Pac-12 commissioner George Kliavkoff says conferences have not signed formal contracts

The Atlantic Coast Conference, Big Ten and Pac-12 announced an alliance Tuesday that will work together “on a collaborative approach surrounding the future evolution of college athletics and scheduling” with a clear eye on the growing power of the SEC.

Conference officials have been discussing the idea for weeks, but commissioners Kevin Warren of the Big Ten, Jim Phillips of the ACC and George Kliavkoff of the Pac-12 — all relatively new to their positions —- acknowledged the plan publicly for the first time.

“There’s no contract. There’s no signed document.

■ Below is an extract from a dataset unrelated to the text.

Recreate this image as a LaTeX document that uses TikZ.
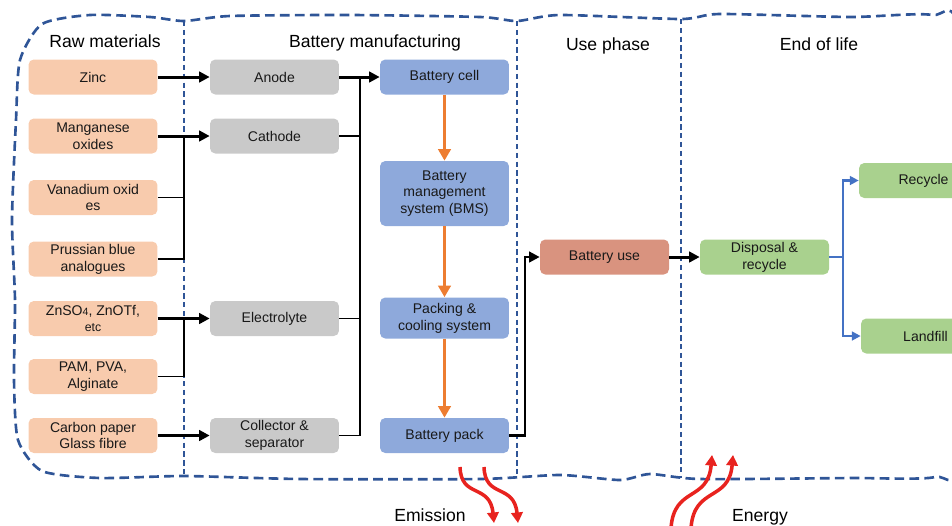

There doesn’t need to be,” Kliavkoff said.

The move comes less than a month after the Southeastern Conference invited Texas and Oklahoma to join the league and create a 16-school league by 2025. The move sent shockwaves through college athletics and will leave the Big 12 without its two premier schools in the paydirt sport of football.

The ACC, Big Ten and Pac-12 hope its alliance of 41 schools that span from Miami to Seattle leads to stability at the top of big-time college sports and thwarts future realignment.

“It’s exciting for the Pac-12 to collaborate with the incredible institutions in the Big Ten and ACC in such a profound way, aligning 41 world-class institutions,” Utah athletic director Mark Harlan said in a statement. “To be tethered to such like-minded institutions, not only in scheduling, but in matters of governance, will beneficial for the University of Utah and the Pac-12. This will enhance our student-athletes’ experience and bring additional value to our great fans. The specifics from a scheduling standpoint will take time to be developed, but to have that North Star to point to will be a unifying feature of this alliance.”

The alliance is also being formed as the NCAA begins the process of handing off more responsibility to conferences and schools to run college sports, and with a proposal to expand the College Football Playoff in the pipeline.

The scheduling piece could lead to multiple non-conference football games per season between the league members, creating new and valuable television inventory.

Just how soon that might happen wasn’t clear: Nonconference football schedules are typically made years in advance and many schools already have mostly full slates in the coming seasons.

For example, Ohio State has a home-and-home series with Alabama set for 2027 and 2028. It is unclear how an ACC-Big Ten-Pac-12 alliance would account for future games already in place and traditional ACC-SEC rivalries such as Clemson-South Carolina and Georgia-Georgia Tech.

An alliance involving the conferences could impact basketball scheduling more immediately, where schedules are usually made months, instead of years, in advance.